§ **Task goal**:
Repeat every line of the listing below exactly, minus the pictures.
::::::::::
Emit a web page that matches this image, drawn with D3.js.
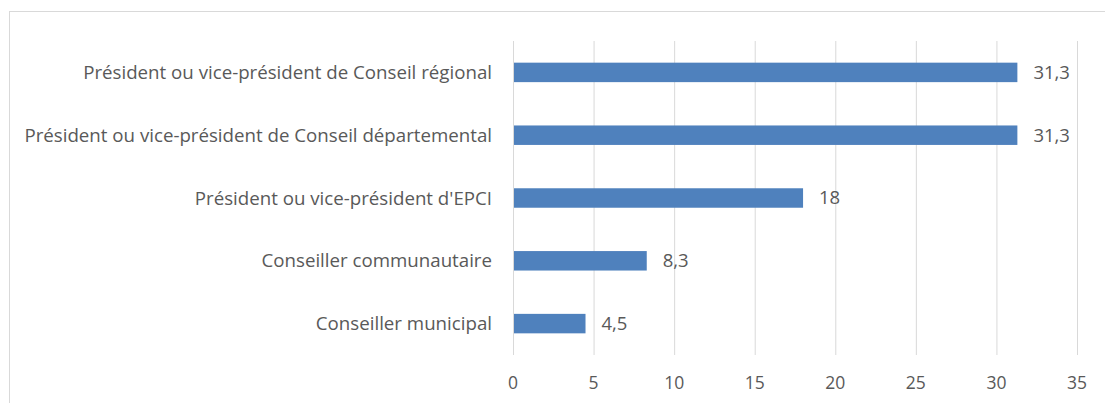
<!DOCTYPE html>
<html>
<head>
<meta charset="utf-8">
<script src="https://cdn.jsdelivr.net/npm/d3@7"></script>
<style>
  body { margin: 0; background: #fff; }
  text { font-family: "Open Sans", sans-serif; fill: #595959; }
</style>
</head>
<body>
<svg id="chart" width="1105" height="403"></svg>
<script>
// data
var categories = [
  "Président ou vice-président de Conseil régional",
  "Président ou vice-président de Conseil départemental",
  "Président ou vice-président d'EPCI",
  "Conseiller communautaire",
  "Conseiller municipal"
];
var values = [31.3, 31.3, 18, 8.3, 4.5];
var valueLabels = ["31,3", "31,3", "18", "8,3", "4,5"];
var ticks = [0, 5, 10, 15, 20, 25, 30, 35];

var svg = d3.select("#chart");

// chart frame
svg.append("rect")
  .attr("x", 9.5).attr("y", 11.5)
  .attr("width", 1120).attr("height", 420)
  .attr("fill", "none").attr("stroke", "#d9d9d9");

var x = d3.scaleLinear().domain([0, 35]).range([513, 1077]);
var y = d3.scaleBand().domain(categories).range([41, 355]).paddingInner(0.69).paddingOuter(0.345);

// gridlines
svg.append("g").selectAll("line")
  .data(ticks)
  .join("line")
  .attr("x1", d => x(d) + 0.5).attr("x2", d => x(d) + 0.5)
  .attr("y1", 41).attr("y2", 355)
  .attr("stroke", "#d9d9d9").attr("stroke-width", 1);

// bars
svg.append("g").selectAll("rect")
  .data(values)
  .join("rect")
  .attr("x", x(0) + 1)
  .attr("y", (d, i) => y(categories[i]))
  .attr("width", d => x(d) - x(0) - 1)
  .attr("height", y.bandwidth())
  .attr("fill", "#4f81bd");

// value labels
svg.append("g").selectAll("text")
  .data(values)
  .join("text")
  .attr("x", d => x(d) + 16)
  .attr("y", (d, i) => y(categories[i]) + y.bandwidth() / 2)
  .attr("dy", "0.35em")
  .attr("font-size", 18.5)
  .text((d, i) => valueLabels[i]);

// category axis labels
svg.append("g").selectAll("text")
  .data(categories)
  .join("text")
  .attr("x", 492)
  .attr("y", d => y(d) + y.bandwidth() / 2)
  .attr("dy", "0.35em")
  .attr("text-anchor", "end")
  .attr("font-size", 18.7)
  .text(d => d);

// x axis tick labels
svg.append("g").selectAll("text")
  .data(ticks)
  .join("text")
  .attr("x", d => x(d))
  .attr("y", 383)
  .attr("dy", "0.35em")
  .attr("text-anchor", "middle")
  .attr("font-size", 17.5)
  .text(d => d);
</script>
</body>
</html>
::::::::::
§ **Solution**:
Emit a web page that matches this image, drawn with D3.js.
<!DOCTYPE html>
<html>
<head>
<meta charset="utf-8">
<script src="https://cdn.jsdelivr.net/npm/d3@7"></script>
<style>
  body { margin: 0; background: #fff; }
  text { font-family: "Open Sans", sans-serif; fill: #595959; }
</style>
</head>
<body>
<svg id="chart" width="1105" height="403"></svg>
<script>
// data
var categories = [
  "Président ou vice-président de Conseil régional",
  "Président ou vice-président de Conseil départemental",
  "Président ou vice-président d'EPCI",
  "Conseiller communautaire",
  "Conseiller municipal"
];
var values = [31.3, 31.3, 18, 8.3, 4.5];
var valueLabels = ["31,3", "31,3", "18", "8,3", "4,5"];
var ticks = [0, 5, 10, 15, 20, 25, 30, 35];

var svg = d3.select("#chart");

// chart frame
svg.append("rect")
  .attr("x", 9.5).attr("y", 11.5)
  .attr("width", 1120).attr("height", 420)
  .attr("fill", "none").attr("stroke", "#d9d9d9");

var x = d3.scaleLinear().domain([0, 35]).range([513, 1077]);
var y = d3.scaleBand().domain(categories).range([41, 355]).paddingInner(0.69).paddingOuter(0.345);

// gridlines
svg.append("g").selectAll("line")
  .data(ticks)
  .join("line")
  .attr("x1", d => x(d) + 0.5).attr("x2", d => x(d) + 0.5)
  .attr("y1", 41).attr("y2", 355)
  .attr("stroke", "#d9d9d9").attr("stroke-width", 1);

// bars
svg.append("g").selectAll("rect")
  .data(values)
  .join("rect")
  .attr("x", x(0) + 1)
  .attr("y", (d, i) => y(categories[i]))
  .attr("width", d => x(d) - x(0) - 1)
  .attr("height", y.bandwidth())
  .attr("fill", "#4f81bd");

// value labels
svg.append("g").selectAll("text")
  .data(values)
  .join("text")
  .attr("x", d => x(d) + 16)
  .attr("y", (d, i) => y(categories[i]) + y.bandwidth() / 2)
  .attr("dy", "0.35em")
  .attr("font-size", 18.5)
  .text((d, i) => valueLabels[i]);

// category axis labels
svg.append("g").selectAll("text")
  .data(categories)
  .join("text")
  .attr("x", 492)
  .attr("y", d => y(d) + y.bandwidth() / 2)
  .attr("dy", "0.35em")
  .attr("text-anchor", "end")
  .attr("font-size", 18.7)
  .text(d => d);

// x axis tick labels
svg.append("g").selectAll("text")
  .data(ticks)
  .join("text")
  .attr("x", d => x(d))
  .attr("y", 383)
  .attr("dy", "0.35em")
  .attr("text-anchor", "middle")
  .attr("font-size", 17.5)
  .text(d => d);
</script>
</body>
</html>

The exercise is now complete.